Forbes gives other reasons for the push:

Dorsey is an unconventional CEO, splitting his time running both $26 billion (market cap) Twitter and $36 billion Square, the digital payments company. This arrangement is part of the reason that Singer’s firm Elliott Management is pushing for change. Another is Dorsey’s stated desire to move to Africa, according to Bloomberg. For now, the size of Elliott Management’s stake in Twitter isn’t known, and an Elliott Management spokesman declined to comment. Twitter also declined to comment.

Paul Singer’s Elliott Management Corporation has nominated four directors to Twitter’s board, Bloomberg News reported.

The outlet reports that, unlike other prominent tech CEOs, Dorsey didn’t have voting control over Twitter because the company had just one class of stock.
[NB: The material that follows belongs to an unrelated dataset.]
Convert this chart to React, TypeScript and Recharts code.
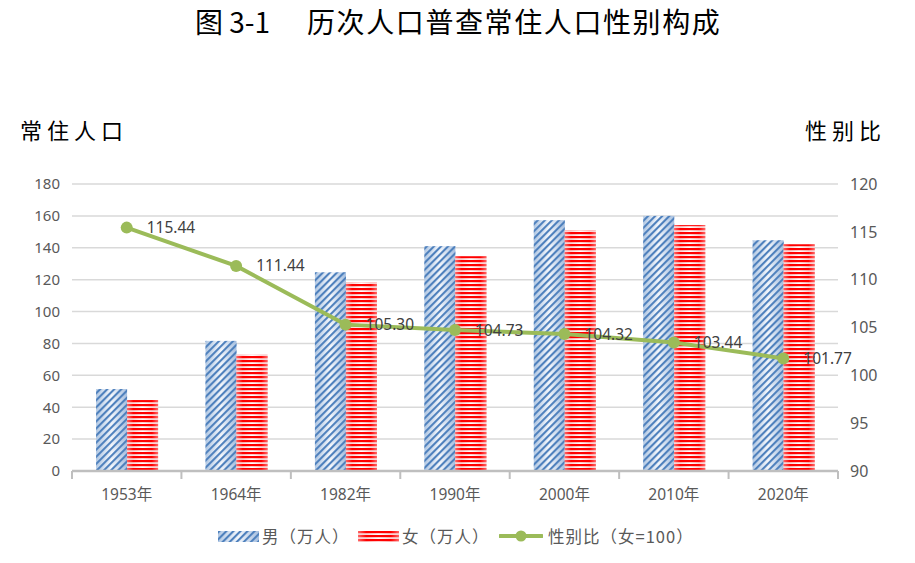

Dorsey is a target to begin with because of his poor growth numbers and stock performance.

Singer, who opposed President Trump’s campaign in 2016, has changed his mind. He probably doesn’t want to see the country turn socialist, and we are on the precipice.
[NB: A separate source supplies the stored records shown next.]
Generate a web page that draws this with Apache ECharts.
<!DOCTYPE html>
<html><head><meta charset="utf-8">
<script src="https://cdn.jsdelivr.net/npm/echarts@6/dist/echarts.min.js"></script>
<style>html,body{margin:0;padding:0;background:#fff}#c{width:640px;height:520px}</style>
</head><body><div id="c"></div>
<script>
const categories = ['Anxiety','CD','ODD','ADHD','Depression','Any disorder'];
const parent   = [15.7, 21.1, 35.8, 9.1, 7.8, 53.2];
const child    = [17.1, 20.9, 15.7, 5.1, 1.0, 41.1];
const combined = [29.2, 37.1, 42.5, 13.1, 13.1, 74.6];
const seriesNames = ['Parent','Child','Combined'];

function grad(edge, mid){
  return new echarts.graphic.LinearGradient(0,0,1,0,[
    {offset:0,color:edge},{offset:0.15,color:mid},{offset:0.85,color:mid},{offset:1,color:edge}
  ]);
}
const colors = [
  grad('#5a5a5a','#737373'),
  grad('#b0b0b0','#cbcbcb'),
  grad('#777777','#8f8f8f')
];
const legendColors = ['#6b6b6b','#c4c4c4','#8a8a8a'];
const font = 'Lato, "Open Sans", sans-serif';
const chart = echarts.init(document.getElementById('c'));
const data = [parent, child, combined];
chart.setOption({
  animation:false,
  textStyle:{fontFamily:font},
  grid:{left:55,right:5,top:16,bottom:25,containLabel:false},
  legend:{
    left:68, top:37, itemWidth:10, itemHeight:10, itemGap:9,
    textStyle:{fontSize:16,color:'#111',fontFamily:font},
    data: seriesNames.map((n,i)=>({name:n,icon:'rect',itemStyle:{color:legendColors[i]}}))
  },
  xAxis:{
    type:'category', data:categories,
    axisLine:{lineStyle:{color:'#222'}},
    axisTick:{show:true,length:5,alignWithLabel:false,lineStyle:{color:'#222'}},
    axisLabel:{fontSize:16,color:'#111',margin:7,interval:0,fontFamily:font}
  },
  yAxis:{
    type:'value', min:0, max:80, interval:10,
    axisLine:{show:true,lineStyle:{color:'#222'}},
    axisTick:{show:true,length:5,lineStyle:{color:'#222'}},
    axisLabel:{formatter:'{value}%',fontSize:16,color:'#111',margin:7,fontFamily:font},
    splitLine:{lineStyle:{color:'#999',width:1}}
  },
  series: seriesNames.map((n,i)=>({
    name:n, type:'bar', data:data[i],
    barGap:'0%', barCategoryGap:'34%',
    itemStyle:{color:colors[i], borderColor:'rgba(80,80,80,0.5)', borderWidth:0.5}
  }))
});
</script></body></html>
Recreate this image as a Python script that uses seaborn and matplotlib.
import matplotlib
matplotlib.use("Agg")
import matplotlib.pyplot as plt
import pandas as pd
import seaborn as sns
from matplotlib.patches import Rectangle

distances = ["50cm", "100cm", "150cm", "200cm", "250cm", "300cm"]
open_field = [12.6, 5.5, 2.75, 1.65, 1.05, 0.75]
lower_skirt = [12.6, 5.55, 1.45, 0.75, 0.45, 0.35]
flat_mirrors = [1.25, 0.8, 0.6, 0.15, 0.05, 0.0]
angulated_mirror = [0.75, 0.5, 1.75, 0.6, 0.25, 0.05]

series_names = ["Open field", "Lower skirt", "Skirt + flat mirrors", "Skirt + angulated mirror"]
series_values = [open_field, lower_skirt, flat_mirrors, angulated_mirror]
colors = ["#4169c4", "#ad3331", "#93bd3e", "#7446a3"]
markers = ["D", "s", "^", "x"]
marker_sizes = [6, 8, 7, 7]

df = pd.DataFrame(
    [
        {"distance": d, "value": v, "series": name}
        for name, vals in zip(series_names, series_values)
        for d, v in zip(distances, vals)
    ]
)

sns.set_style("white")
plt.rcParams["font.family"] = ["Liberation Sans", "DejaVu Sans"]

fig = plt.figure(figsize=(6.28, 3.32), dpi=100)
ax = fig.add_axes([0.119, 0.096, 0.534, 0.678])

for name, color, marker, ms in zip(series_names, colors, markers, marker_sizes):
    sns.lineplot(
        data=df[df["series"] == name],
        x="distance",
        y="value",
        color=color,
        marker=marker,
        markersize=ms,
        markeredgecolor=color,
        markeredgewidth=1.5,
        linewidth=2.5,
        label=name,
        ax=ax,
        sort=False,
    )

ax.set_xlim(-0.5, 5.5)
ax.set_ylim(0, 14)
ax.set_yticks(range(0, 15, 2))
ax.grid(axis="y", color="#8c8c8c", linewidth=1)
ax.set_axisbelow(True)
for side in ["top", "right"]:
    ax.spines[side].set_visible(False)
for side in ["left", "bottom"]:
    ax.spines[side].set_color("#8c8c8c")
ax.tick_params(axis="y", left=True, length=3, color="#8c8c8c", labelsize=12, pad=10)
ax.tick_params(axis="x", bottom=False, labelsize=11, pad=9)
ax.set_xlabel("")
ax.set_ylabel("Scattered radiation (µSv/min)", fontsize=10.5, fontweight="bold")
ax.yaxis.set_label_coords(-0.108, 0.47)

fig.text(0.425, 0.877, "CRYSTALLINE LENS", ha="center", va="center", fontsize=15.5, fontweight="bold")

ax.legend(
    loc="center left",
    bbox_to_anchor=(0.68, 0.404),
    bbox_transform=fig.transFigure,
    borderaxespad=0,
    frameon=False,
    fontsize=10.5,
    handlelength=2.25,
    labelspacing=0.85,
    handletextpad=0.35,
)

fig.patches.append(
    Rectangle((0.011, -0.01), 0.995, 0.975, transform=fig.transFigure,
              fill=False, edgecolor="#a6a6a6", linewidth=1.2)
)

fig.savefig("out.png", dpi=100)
According to the Center for Responsive Politics, Singer donated $24 million to Republican and right-leaning groups in the 2016 election.

“As you know, Paul was very much involved with the anti-Trump or as they say ‘Never Trump,” and Paul just left [the White House] and he’s given us his total support and it’s all about unification,” Trump said in 2017. “So, I want to thank Paul Singer for being here and coming up to the office. He was a very strong opponent and now he’s a very strong ally and I appreciate that.”

TWITTER CENSORS EVERYONE

Twitter censors the right, independents, and even some left-wingers. It’s a private company and they can do that, but the power they hold in conjunction with other social media platforms creates a monopoly.

In 2018, feminist Meghan Murphy slammed Twitter for the “dangerous” banning and silencing of users who didn’t follow the platform’s guidelines. Murphy was banned after writing that “men aren’t women,” in defiance of Twitter’s stated views on gender.

“I don’t want to draw a line that ends up silencing people who have political ideas, or who are talking about ideologies, or who are challenging popular discourse that has been deemed offensive,” Murphy told The Hill.

Twitter claims they are only against targeting individuals.

There are alternatives such as Jordon Peterson’s Thinkspot, but Twitter is established and has a wide reach. Reforming that would be easier.

Twitter is a fraud, inundated with trolls and influencers who are paid or aligned with radical causes presenting as the real world. It’s not the real world.

Any reform, however, will be met with hysteria and wild assaults from the left.